Moral struggles; Magic vs. Non magic. What is evil, and that line. The magic users create horrors in defense, but what they do is what is said they could do. They are living to their legacy of horror, after horrors are acted upon them. Although there is the idea of “they are bad too”, I suffer for the maji and divîner’s. I stand by them, and for what they are, as the ones who were massacred simply for being alive. This book depicts slavery, racism, and oppression of so many kinds. Ideals are put into perspective through a magic lens, as if to say we see it as wrong here, why not in real life?

What I Would Have Liked or Changed:

To have read this when the sequel was in my hands as well. It can not come soon enough.

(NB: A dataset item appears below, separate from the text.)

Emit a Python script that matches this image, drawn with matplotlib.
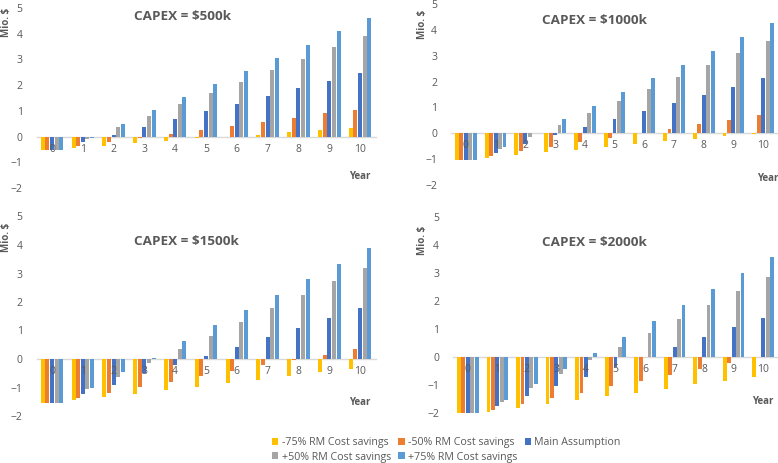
import matplotlib
matplotlib.use("Agg")
import matplotlib.pyplot as plt
import numpy as np

years = list(range(11))
series_names = ["-75% RM Cost savings", "-50% RM Cost savings", "Main Assumption",
                "+50% RM Cost savings", "+75% RM Cost savings"]
colors = ["#FFC000", "#ED7D31", "#4472C4", "#A5A5A5", "#5B9BD5"]
capex_titles = ["CAPEX = $500k", "CAPEX = $1000k", "CAPEX = $1500k", "CAPEX = $2000k"]

# CAPEX 500k
c500_m75 = [-0.53, -0.43, -0.35, -0.25, -0.18, -0.07, 0.00, 0.08, 0.16, 0.25, 0.33]
c500_m50 = [-0.53, -0.38, -0.22, -0.05, 0.10, 0.26, 0.42, 0.57, 0.74, 0.90, 1.05]
c500_main = [-0.53, -0.22, 0.07, 0.38, 0.67, 0.98, 1.27, 1.57, 1.87, 2.17, 2.47]
c500_p50 = [-0.53, -0.10, 0.36, 0.81, 1.25, 1.68, 2.12, 2.57, 3.02, 3.47, 3.92]
c500_p75 = [-0.53, -0.05, 0.50, 1.02, 1.52, 2.04, 2.55, 3.07, 3.57, 4.10, 4.62]

# CAPEX 1000k
c1000_m75 = [-1.05, -0.95, -0.85, -0.72, -0.63, -0.52, -0.42, -0.30, -0.22, -0.12, -0.02]
c1000_m50 = [-1.05, -0.88, -0.70, -0.52, -0.35, -0.18, 0.00, 0.17, 0.35, 0.53, 0.70]
c1000_main = [-1.05, -0.75, -0.42, -0.08, 0.23, 0.54, 0.85, 1.16, 1.50, 1.80, 2.12]
c1000_p50 = [-1.05, -0.60, -0.13, 0.32, 0.78, 1.24, 1.70, 2.17, 2.63, 3.10, 3.55]
c1000_p75 = [-1.05, -0.52, 0.00, 0.55, 1.07, 1.60, 2.13, 2.66, 3.20, 3.73, 4.25]

# CAPEX 1500k
c1500_m75 = [-1.56, -1.44, -1.32, -1.22, -1.08, -0.97, -0.85, -0.72, -0.60, -0.47, -0.35]
c1500_m50 = [-1.56, -1.37, -1.18, -0.98, -0.80, -0.60, -0.42, -0.22, -0.02, 0.15, 0.35]
c1500_main = [-1.56, -1.22, -0.90, -0.50, -0.22, 0.10, 0.43, 0.77, 1.10, 1.45, 1.78]
c1500_p50 = [-1.56, -1.07, -0.62, -0.13, 0.35, 0.82, 1.30, 1.78, 2.25, 2.72, 3.20]
c1500_p75 = [-1.56, -1.01, -0.47, 0.05, 0.62, 1.18, 1.72, 2.25, 2.80, 3.35, 3.90]

# CAPEX 2000k
c2000_m75 = [-2.02, -1.97, -1.82, -1.68, -1.55, -1.40, -1.28, -1.13, -0.98, -0.85, -0.72]
c2000_m50 = [-2.02, -1.90, -1.68, -1.47, -1.27, -1.05, -0.85, -0.65, -0.42, -0.22, -0.02]
c2000_main = [-2.02, -1.75, -1.40, -1.05, -0.70, -0.35, -0.02, 0.36, 0.72, 1.05, 1.40]
c2000_p50 = [-2.02, -1.60, -1.10, -0.62, -0.12, 0.37, 0.85, 1.35, 1.85, 2.35, 2.85]
c2000_p75 = [-2.02, -1.53, -0.97, -0.42, 0.15, 0.72, 1.28, 1.85, 2.42, 3.00, 3.55]

panels = [
    [c500_m75, c500_m50, c500_main, c500_p50, c500_p75],
    [c1000_m75, c1000_m50, c1000_main, c1000_p50, c1000_p75],
    [c1500_m75, c1500_m50, c1500_main, c1500_p50, c1500_p75],
    [c2000_m75, c2000_m50, c2000_main, c2000_p50, c2000_p75],
]

plt.rcParams['font.family'] = ['Open Sans', 'DejaVu Sans']
W, H = 778, 463
fig = plt.figure(figsize=(W / 100, H / 100), dpi=100)
renderer = fig.canvas.get_renderer()


def fit_size(text, target_px, base=8.0, weight="normal"):
    t = fig.text(0, 0, text, fontsize=base, fontweight=weight)
    w = t.get_window_extent(renderer).width
    t.remove()
    return base * target_px / w


legend_fs = fit_size("-75% RM Cost savings", 107)
title_fs = fit_size("CAPEX = $500k", 97, weight="bold")

# pixel boxes: (left, right, y_at_5, y_at_-2)
boxes = [(36.6, 375.5, 8, 188), (451, 778, 4, 185), (36.6, 375.5, 216.5, 416), (453, 778, 216.6, 413)]
title_pos = [(183, 16), (594, 20), (186, 242), (594, 243)]
ylab_pos = [(7, 22), (422, 24), (7, 237), (422, 240)]
year_pos = [(10.0, -1.55), (10.15, -1.74), (10.0, -1.54), (9.97, -1.60)]

txt = "#595959"
slot = 0.15
bw = 0.13
for i, (vals, box) in enumerate(zip(panels, boxes)):
    l, r, yt, yb = box
    ax = fig.add_axes([l / W, 1 - yb / H, (r - l) / W, (yb - yt) / H])
    x = np.array(years, dtype=float)
    for k, (v, c) in enumerate(zip(vals, colors)):
        ax.bar(x + (k - 2) * slot, v, width=bw, color=c, label=series_names[k], zorder=1)
    ax.set_xlim(-0.5, 10.5)
    ax.set_ylim(-2, 5)
    for s in ["top", "right", "left"]:
        ax.spines[s].set_visible(False)
    ax.spines["bottom"].set_position(("data", 0))
    ax.spines["bottom"].set_color("#D9D9D9")
    ax.spines["bottom"].set_linewidth(1.0)
    ax.spines["bottom"].set_zorder(0.5)
    ax.set_xticks(years)
    ax.set_xticklabels([str(y) for y in years])
    ax.set_yticks(range(-2, 6))
    ax.tick_params(axis="both", length=0, labelsize=7.5, labelcolor=txt)
    ax.tick_params(axis="x", pad=5)
    ax.tick_params(axis="y", pad=10)
    for t in ax.get_xticklabels():
        t.set_zorder(5)
    ax.patch.set_alpha(0)
    ax.text(year_pos[i][0], year_pos[i][1], "Year", ha="center", va="center",
            fontsize=7, fontweight="bold", color=txt)
    tx, ty = title_pos[i]
    fig.text(tx / W, 1 - ty / H, capex_titles[i], ha="center", va="center",
             fontsize=title_fs, fontweight="bold", color=txt)
    lx, ly = ylab_pos[i]
    fig.text(lx / W, 1 - ly / H, "Mio. $", ha="center", va="center", rotation=90,
             fontsize=7, fontweight="bold", color=txt)
    if i == 0:
        handles, labels = ax.get_legend_handles_labels()

order = [0, 3, 1, 4, 2]
leg = fig.legend([handles[j] for j in order], [labels[j] for j in order],
                 loc="center left", bbox_to_anchor=(272 / W, 1 - 450 / H), ncol=3,
                 frameon=False, fontsize=legend_fs, handlelength=0.6, handleheight=0.6,
                 handletextpad=0.3, columnspacing=0.7, labelspacing=0.3, borderpad=0,
                 borderaxespad=0)
for t in leg.get_texts():
    t.set_color(txt)

fig.savefig("out.png", dpi=100)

There was a bit of instalove betwee Zélie and Inan, but I saw it more as lust than love. I say this in the sense of, it could be read as love as I think about it after but as I read it, I saw lust. Lots of lust, because love would not have led Inan to betraying Zélie like he did.

Time Taken To Read

2hrs 20min

Rating: 4.5/5

Another one of those books that the sequels are going to determine if this is a 4 series for me or a 5.

Notable Quotes:

Strength cannot always roar, she said that day. Valor does not always shine.’ – Zélie thinking of Mama Agba’s words. pg 19

Gods are nothing without fools to believe in them.‘ – Amari remembering her father’s words. pg 82

Safe ended a long time ago.” – Yemi’s thoughts heard by Inan pg 108

“You raised me to fight monsters… It took me too long to understand that the real monster was you.” – Amari to her father pg 512

‘This truth holds me close, rocking me like a child in a mother’s arm. It binds me in its love as death swallows me into its grasp.’ – from Zélie’s chapter pg. 519

4 thoughts on “Children of Blood and Bone Review

  1. Love this review! Children of Blood and Bone was one of my favorite reads when it came out last year. I just think the way Tomie blended the characters into the plot was so good; they all felt like they belonged in the story and all the characters are there for a reason. Everything in this story is so deliberate and I love it. Also really like what you said about evil needing to be shown not told, I definitely agree!